Por causa de problemas económicos, os meus pais tiveram de vender a casa de família. Não tinham onde ir viver, foi terrível. Tinha 15 anos. Durante a semana ia à escola, no fim de semana trabalhava para poder pagar as aulas de canto. Sorte que amigos dos meus pais deram-nos uma casa em ruínas, no campo, para morar. O meu pai, pintor, quando acabava de trabalhar, ia repará-la. Quando a minha mãe viu que andavam à procura da protagonista para o musical das Ursulinas, inscreveu-me logo.
Com Grégory Turpin escreveu um manual prático para aprender a a rezar. Conselhos?
Grégory é um cantor francês de música cristã, como eu. Conhecemo-nos em França, durante a promoção do meu primeiro disco. A primeira sugestão é parar e fazer silêncio. Somos bombardeados pelas religiões orientais que propõem vários métodos de meditação para chegar ao bem-estar físico e espiritual. Mas se realmente te sentes amado por Deus, estás bem também fisicamente.

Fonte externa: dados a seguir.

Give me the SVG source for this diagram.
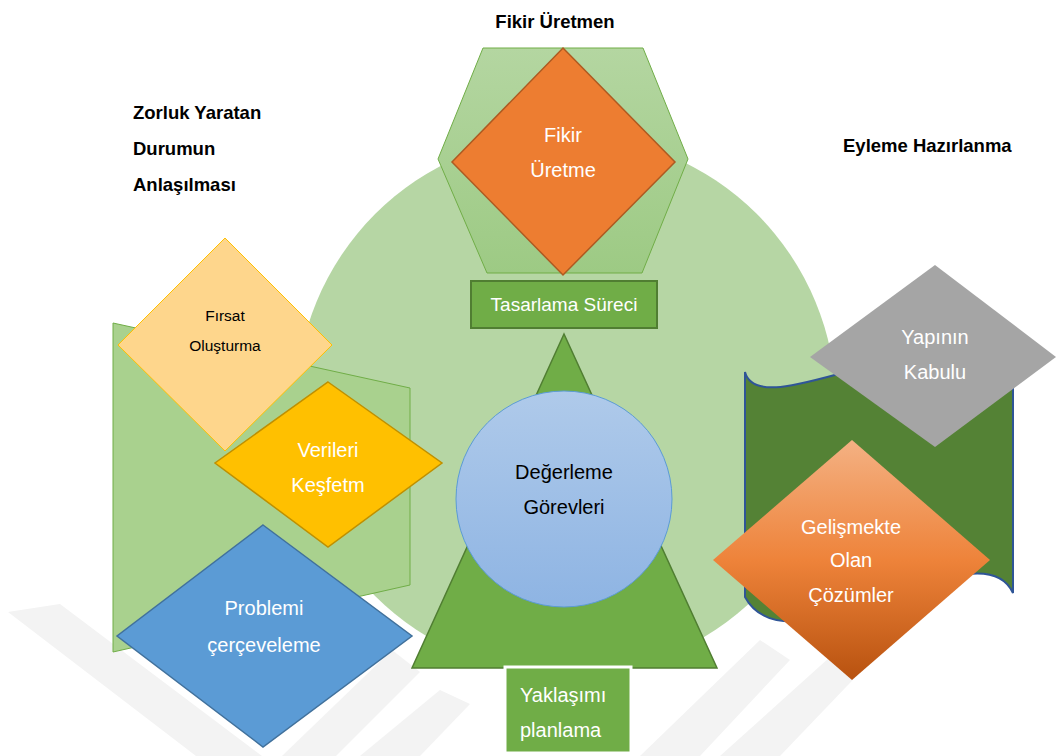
<svg xmlns="http://www.w3.org/2000/svg" width="1056" height="756" viewBox="0 0 1056 756">
<defs>
<linearGradient id="gHex" x1="0" y1="0" x2="0" y2="1"><stop offset="0" stop-color="#b4d6a1"/><stop offset="1" stop-color="#9dca84"/></linearGradient>
<linearGradient id="gBlue" x1="0" y1="0" x2="0" y2="1"><stop offset="0" stop-color="#afcaea"/><stop offset="1" stop-color="#8eb4e3"/></linearGradient>
<linearGradient id="gOrange" x1="0" y1="0" x2="0" y2="1"><stop offset="0" stop-color="#f4b183"/><stop offset="0.5" stop-color="#ee833a"/><stop offset="1" stop-color="#b8520f"/></linearGradient>
<style>
.lbl{font-family:"Liberation Sans",Arial,sans-serif;font-size:20px;text-anchor:middle;fill:#ffffff}
.dark{fill:#000000}
.ttl{font-family:"Liberation Sans",Arial,sans-serif;font-size:18.5px;font-weight:bold;fill:#000000}
.wm{fill:#f3f3f3}
</style>
</defs>
<rect width="1056" height="756" fill="#ffffff"/>
<g id="watermark">
<polygon class="wm" points="8,612 60,604 262,756 196,756"/>
<polygon class="wm" points="282,756 336,756 420,672 392,650"/>
<polygon class="wm" points="360,756 420,756 470,704 440,690"/>
<polygon class="wm" points="640,756 700,756 790,660 760,640"/>
<polygon class="wm" points="720,756 780,756 870,662 840,648"/>
</g>
<g id="bg-circle"><circle cx="566" cy="405" r="270" fill="#b6d6a4"/></g>
<g id="fikir-uretmen">
<polygon points="483,48 643,48 688,159 642,273 487,273 438,159" fill="url(#gHex)" stroke="#70ad47" stroke-width="1"/>
</g>
<g id="fikir-uretme">
<polygon points="563,48 675,162 563,275 452,162" fill="#ed7d31" stroke="#ae5a21" stroke-width="1.5"/>
<text class="lbl" x="563" y="142">Fikir</text>
<text class="lbl" x="563" y="177">Üretme</text>
</g>
<g id="tasarlama">
<rect x="471" y="281" width="186" height="47" fill="#70ad47" stroke="#507e32" stroke-width="2"/>
<text class="lbl" x="564" y="311" style="font-size:19px">Tasarlama Süreci</text>
</g>
<g id="left-panel">
<polygon points="113,323 410,388 410,585 113,652" fill="#a9d18e" stroke="#70ad47" stroke-width="1"/>
</g>
<g id="firsat">
<polygon points="225,238 332,345 225,451 118,345" fill="#fed68c" stroke="#ffc000" stroke-width="1"/>
<text class="lbl dark" x="225" y="321" style="font-size:15.5px">Fırsat</text>
<text class="lbl dark" x="225" y="351" style="font-size:15.5px">Oluşturma</text>
</g>
<g id="verileri">
<polygon points="328,382 442,463 328,547 215,463" fill="#ffc000" stroke="#bf9000" stroke-width="1.5"/>
<text class="lbl" x="328" y="457">Verileri</text>
<text class="lbl" x="328" y="492">Keşfetm</text>
</g>
<g id="problemi">
<polygon points="263,525 412,636 263,747 117,636" fill="#5b9bd5" stroke="#41719c" stroke-width="1.5"/>
<text class="lbl" x="264" y="615">Problemi</text>
<text class="lbl" x="264" y="652">çerçeveleme</text>
</g>
<g id="triangle">
<polygon points="564,334 717,668 412,668" fill="#70ad47" stroke="#507e32" stroke-width="1.5"/>
</g>
<g id="degerleme">
<circle cx="564" cy="499" r="108" fill="url(#gBlue)" stroke="#5b9bd5" stroke-width="1"/>
<text class="lbl dark" x="564" y="479">Değerleme</text>
<text class="lbl dark" x="564" y="514">Görevleri</text>
</g>
<g id="yaklasimi">
<rect x="505" y="667" width="126" height="86" fill="#70ad47" stroke="#ffffff" stroke-width="3"/>
<text class="lbl" x="520" y="702" style="text-anchor:start">Yaklaşımı</text>
<text class="lbl" x="520" y="737" style="text-anchor:start">planlama</text>
</g>
<g id="scroll">
<path d="M745,372 C760,430 960,300 1013,372 L1013,593 C980,520 790,680 745,597 Z" fill="#548235" stroke="#2f5597" stroke-width="2"/>
</g>
<g id="yapinin">
<polygon points="935,265 1056,357 935,447 810,357" fill="#a5a5a5"/>
<text class="lbl" x="935" y="344">Yapının</text>
<text class="lbl" x="935" y="379">Kabulu</text>
</g>
<g id="gelismekte">
<polygon points="852,440 990,560 852,680 713,560" fill="url(#gOrange)"/>
<text class="lbl" x="851" y="534">Gelişmekte</text>
<text class="lbl" x="851" y="567">Olan</text>
<text class="lbl" x="851" y="602">Çözümler</text>
</g>
<g id="titles">
<text class="ttl" x="555" y="28" text-anchor="middle">Fikir Üretmen</text>
<text class="ttl" x="133" y="119">Zorluk Yaratan</text>
<text class="ttl" x="133" y="155">Durumun</text>
<text class="ttl" x="133" y="191">Anlaşılması</text>
<text class="ttl" x="843" y="152">Eyleme Hazırlanma</text>
</g>
<g id="connectors"></g>
</svg>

Como é, habitualmente, o seu dia?
Despertar às 6h30 para a oração de Laudes e a missa. Depois começam as atividades, Sendo três, mão temos tarefas fixas. Se falta um professor, substituo-o. Se é preciso fazer compras, vou ao supermercado. Às 18h30 oração e meditação comunitária. À noite sirvo às mesas as jovens do pensionato universitário. Às 21h00 oração de Completas e depois ir para a cama.
Quais são as suas fontes de meditação?
As catequeses do papa, leituras bíblicas, textos de espiritualidade. Agora estou a ler um livro sobre Santa Rita de Cássia, uma mulher corajosa, extraordinária e anticonformista.
Ela teria ido ao “Dançando com as estrelas”?
Porque não? Também Santa Ângela Merici, a quem nos inspiramos para a nossa espiritualidade, o teria feito. No século XVI revolucionou a vida consagrada feminina e foi quase um porta-estandarte da emancipação das irmãs.